Exercise objective - The records that follow are to be transcribed in full, without their images.

Records provided -
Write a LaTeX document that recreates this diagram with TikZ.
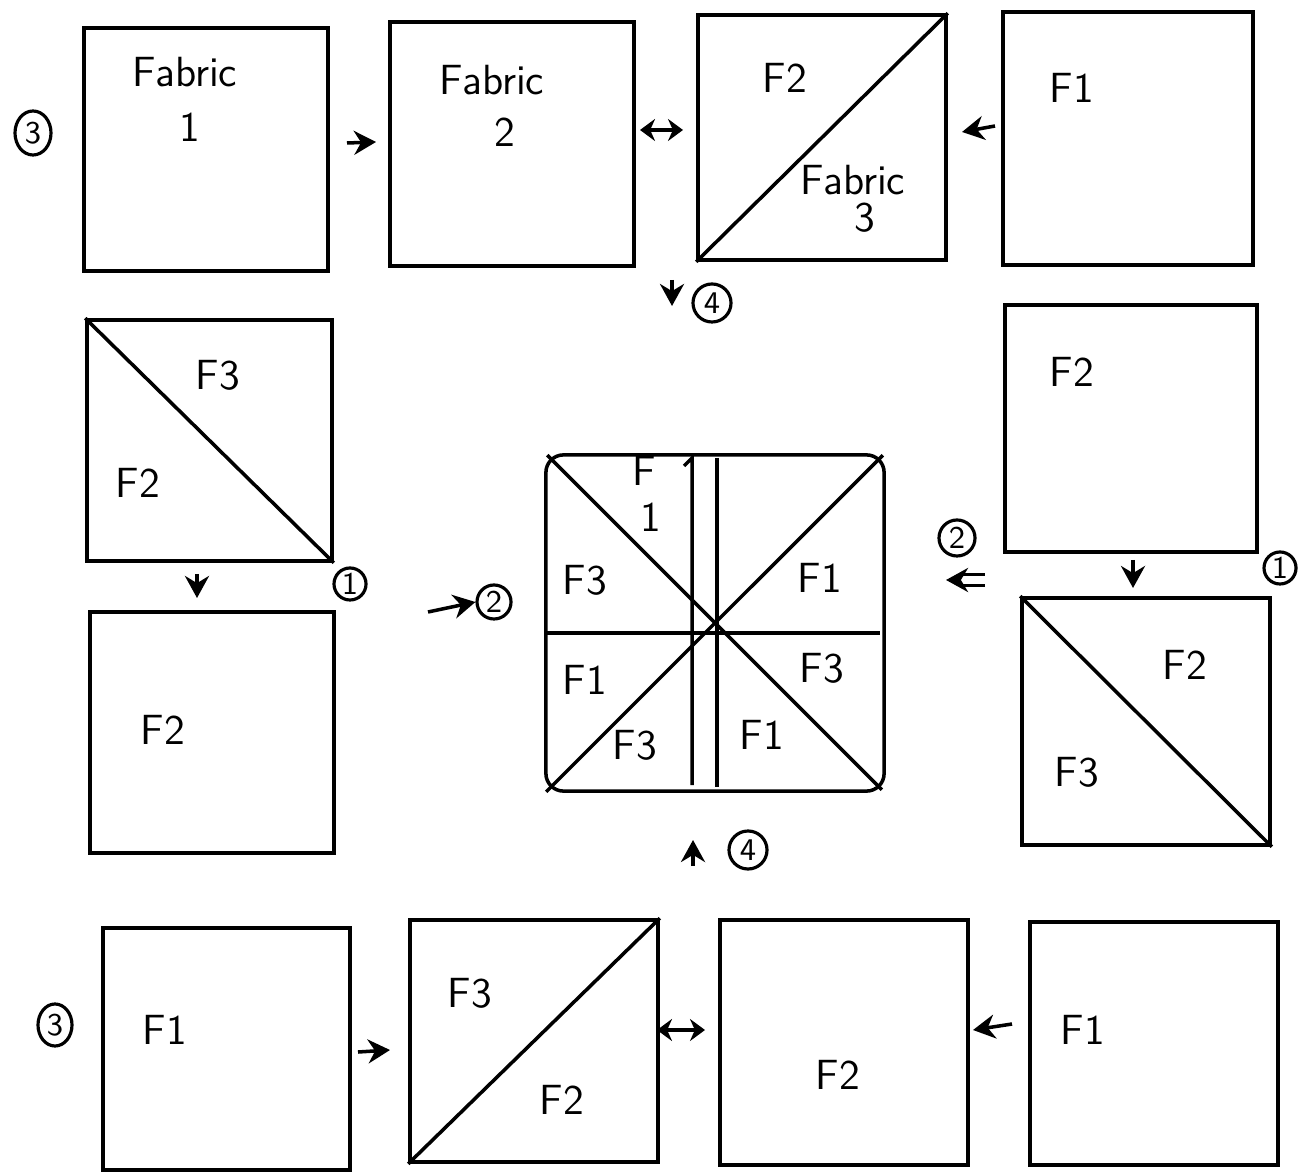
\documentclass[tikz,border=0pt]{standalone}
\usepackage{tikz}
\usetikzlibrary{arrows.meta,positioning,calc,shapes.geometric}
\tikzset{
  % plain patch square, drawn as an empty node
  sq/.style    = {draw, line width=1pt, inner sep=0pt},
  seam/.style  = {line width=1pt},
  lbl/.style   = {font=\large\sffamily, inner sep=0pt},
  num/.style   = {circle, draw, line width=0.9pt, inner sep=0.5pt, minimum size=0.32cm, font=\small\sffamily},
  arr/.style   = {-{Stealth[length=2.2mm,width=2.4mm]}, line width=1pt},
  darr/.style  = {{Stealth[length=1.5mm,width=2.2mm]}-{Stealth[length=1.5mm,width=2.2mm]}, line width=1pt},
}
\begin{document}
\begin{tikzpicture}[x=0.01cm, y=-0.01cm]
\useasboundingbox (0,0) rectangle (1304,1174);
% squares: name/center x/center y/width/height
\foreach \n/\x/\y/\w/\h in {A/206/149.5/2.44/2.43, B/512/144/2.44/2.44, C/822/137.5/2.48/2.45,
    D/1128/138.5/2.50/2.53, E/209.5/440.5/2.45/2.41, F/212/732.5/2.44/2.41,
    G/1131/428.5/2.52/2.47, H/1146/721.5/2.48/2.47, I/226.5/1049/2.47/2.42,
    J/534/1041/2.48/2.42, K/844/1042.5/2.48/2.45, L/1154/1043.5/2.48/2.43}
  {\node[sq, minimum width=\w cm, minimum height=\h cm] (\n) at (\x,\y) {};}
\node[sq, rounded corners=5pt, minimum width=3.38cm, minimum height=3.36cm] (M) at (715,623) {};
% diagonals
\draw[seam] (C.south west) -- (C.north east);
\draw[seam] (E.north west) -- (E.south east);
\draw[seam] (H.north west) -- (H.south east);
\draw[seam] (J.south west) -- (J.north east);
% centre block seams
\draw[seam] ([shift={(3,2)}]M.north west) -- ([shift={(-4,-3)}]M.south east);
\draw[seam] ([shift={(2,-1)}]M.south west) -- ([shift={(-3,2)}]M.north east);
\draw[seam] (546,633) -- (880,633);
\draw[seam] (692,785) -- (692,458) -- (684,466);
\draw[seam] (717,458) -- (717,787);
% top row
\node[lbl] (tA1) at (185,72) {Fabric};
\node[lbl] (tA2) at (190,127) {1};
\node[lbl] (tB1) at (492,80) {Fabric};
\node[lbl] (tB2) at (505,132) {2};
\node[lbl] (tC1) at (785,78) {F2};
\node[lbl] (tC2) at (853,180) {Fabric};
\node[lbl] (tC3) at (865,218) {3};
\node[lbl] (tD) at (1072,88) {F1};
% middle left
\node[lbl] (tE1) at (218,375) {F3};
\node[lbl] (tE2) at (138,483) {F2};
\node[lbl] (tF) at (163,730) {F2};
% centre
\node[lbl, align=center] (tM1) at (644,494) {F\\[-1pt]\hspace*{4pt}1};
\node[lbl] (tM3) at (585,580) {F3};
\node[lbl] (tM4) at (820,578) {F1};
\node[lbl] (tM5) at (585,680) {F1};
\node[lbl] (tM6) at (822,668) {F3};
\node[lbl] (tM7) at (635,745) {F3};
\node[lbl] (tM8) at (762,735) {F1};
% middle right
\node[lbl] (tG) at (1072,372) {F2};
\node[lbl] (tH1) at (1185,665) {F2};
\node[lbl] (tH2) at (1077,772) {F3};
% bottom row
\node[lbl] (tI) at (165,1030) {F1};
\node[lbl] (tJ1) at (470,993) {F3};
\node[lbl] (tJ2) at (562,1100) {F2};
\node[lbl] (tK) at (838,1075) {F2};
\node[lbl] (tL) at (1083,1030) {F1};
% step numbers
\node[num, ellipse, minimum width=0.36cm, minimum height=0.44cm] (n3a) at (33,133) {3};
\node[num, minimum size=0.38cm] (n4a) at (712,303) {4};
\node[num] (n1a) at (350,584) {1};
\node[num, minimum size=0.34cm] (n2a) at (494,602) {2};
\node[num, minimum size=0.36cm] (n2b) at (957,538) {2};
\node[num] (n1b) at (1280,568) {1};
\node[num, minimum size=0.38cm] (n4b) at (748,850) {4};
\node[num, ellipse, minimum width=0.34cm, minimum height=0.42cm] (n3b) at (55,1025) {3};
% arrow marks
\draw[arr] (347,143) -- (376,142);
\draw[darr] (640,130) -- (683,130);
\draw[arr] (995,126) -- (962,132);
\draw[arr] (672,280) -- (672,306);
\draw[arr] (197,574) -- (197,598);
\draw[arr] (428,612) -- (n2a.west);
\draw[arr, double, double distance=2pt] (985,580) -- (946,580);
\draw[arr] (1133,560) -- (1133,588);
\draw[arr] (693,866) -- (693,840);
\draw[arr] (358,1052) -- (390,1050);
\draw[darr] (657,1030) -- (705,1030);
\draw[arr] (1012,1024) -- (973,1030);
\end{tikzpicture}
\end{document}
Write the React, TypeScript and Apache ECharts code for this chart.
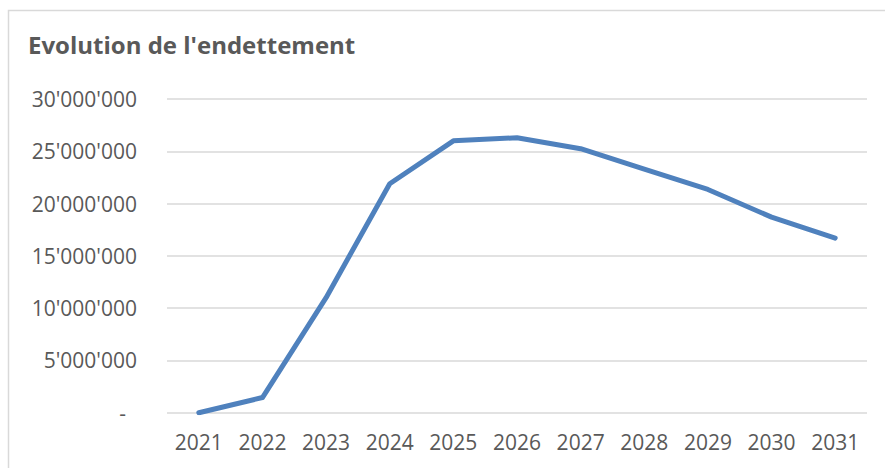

Output for this exercise -
Write a LaTeX document that recreates this diagram with TikZ.
\documentclass[tikz,border=0pt]{standalone}
\usepackage{tikz}
\usetikzlibrary{arrows.meta,positioning,calc,shapes.geometric}
\tikzset{
  % plain patch square, drawn as an empty node
  sq/.style    = {draw, line width=1pt, inner sep=0pt},
  seam/.style  = {line width=1pt},
  lbl/.style   = {font=\large\sffamily, inner sep=0pt},
  num/.style   = {circle, draw, line width=0.9pt, inner sep=0.5pt, minimum size=0.32cm, font=\small\sffamily},
  arr/.style   = {-{Stealth[length=2.2mm,width=2.4mm]}, line width=1pt},
  darr/.style  = {{Stealth[length=1.5mm,width=2.2mm]}-{Stealth[length=1.5mm,width=2.2mm]}, line width=1pt},
}
\begin{document}
\begin{tikzpicture}[x=0.01cm, y=-0.01cm]
\useasboundingbox (0,0) rectangle (1304,1174);
% squares: name/center x/center y/width/height
\foreach \n/\x/\y/\w/\h in {A/206/149.5/2.44/2.43, B/512/144/2.44/2.44, C/822/137.5/2.48/2.45,
    D/1128/138.5/2.50/2.53, E/209.5/440.5/2.45/2.41, F/212/732.5/2.44/2.41,
    G/1131/428.5/2.52/2.47, H/1146/721.5/2.48/2.47, I/226.5/1049/2.47/2.42,
    J/534/1041/2.48/2.42, K/844/1042.5/2.48/2.45, L/1154/1043.5/2.48/2.43}
  {\node[sq, minimum width=\w cm, minimum height=\h cm] (\n) at (\x,\y) {};}
\node[sq, rounded corners=5pt, minimum width=3.38cm, minimum height=3.36cm] (M) at (715,623) {};
% diagonals
\draw[seam] (C.south west) -- (C.north east);
\draw[seam] (E.north west) -- (E.south east);
\draw[seam] (H.north west) -- (H.south east);
\draw[seam] (J.south west) -- (J.north east);
% centre block seams
\draw[seam] ([shift={(3,2)}]M.north west) -- ([shift={(-4,-3)}]M.south east);
\draw[seam] ([shift={(2,-1)}]M.south west) -- ([shift={(-3,2)}]M.north east);
\draw[seam] (546,633) -- (880,633);
\draw[seam] (692,785) -- (692,458) -- (684,466);
\draw[seam] (717,458) -- (717,787);
% top row
\node[lbl] (tA1) at (185,72) {Fabric};
\node[lbl] (tA2) at (190,127) {1};
\node[lbl] (tB1) at (492,80) {Fabric};
\node[lbl] (tB2) at (505,132) {2};
\node[lbl] (tC1) at (785,78) {F2};
\node[lbl] (tC2) at (853,180) {Fabric};
\node[lbl] (tC3) at (865,218) {3};
\node[lbl] (tD) at (1072,88) {F1};
% middle left
\node[lbl] (tE1) at (218,375) {F3};
\node[lbl] (tE2) at (138,483) {F2};
\node[lbl] (tF) at (163,730) {F2};
% centre
\node[lbl, align=center] (tM1) at (644,494) {F\\[-1pt]\hspace*{4pt}1};
\node[lbl] (tM3) at (585,580) {F3};
\node[lbl] (tM4) at (820,578) {F1};
\node[lbl] (tM5) at (585,680) {F1};
\node[lbl] (tM6) at (822,668) {F3};
\node[lbl] (tM7) at (635,745) {F3};
\node[lbl] (tM8) at (762,735) {F1};
% middle right
\node[lbl] (tG) at (1072,372) {F2};
\node[lbl] (tH1) at (1185,665) {F2};
\node[lbl] (tH2) at (1077,772) {F3};
% bottom row
\node[lbl] (tI) at (165,1030) {F1};
\node[lbl] (tJ1) at (470,993) {F3};
\node[lbl] (tJ2) at (562,1100) {F2};
\node[lbl] (tK) at (838,1075) {F2};
\node[lbl] (tL) at (1083,1030) {F1};
% step numbers
\node[num, ellipse, minimum width=0.36cm, minimum height=0.44cm] (n3a) at (33,133) {3};
\node[num, minimum size=0.38cm] (n4a) at (712,303) {4};
\node[num] (n1a) at (350,584) {1};
\node[num, minimum size=0.34cm] (n2a) at (494,602) {2};
\node[num, minimum size=0.36cm] (n2b) at (957,538) {2};
\node[num] (n1b) at (1280,568) {1};
\node[num, minimum size=0.38cm] (n4b) at (748,850) {4};
\node[num, ellipse, minimum width=0.34cm, minimum height=0.42cm] (n3b) at (55,1025) {3};
% arrow marks
\draw[arr] (347,143) -- (376,142);
\draw[darr] (640,130) -- (683,130);
\draw[arr] (995,126) -- (962,132);
\draw[arr] (672,280) -- (672,306);
\draw[arr] (197,574) -- (197,598);
\draw[arr] (428,612) -- (n2a.west);
\draw[arr, double, double distance=2pt] (985,580) -- (946,580);
\draw[arr] (1133,560) -- (1133,588);
\draw[arr] (693,866) -- (693,840);
\draw[arr] (358,1052) -- (390,1050);
\draw[darr] (657,1030) -- (705,1030);
\draw[arr] (1012,1024) -- (973,1030);
\end{tikzpicture}
\end{document}
Write the React, TypeScript and Apache ECharts code for this chart.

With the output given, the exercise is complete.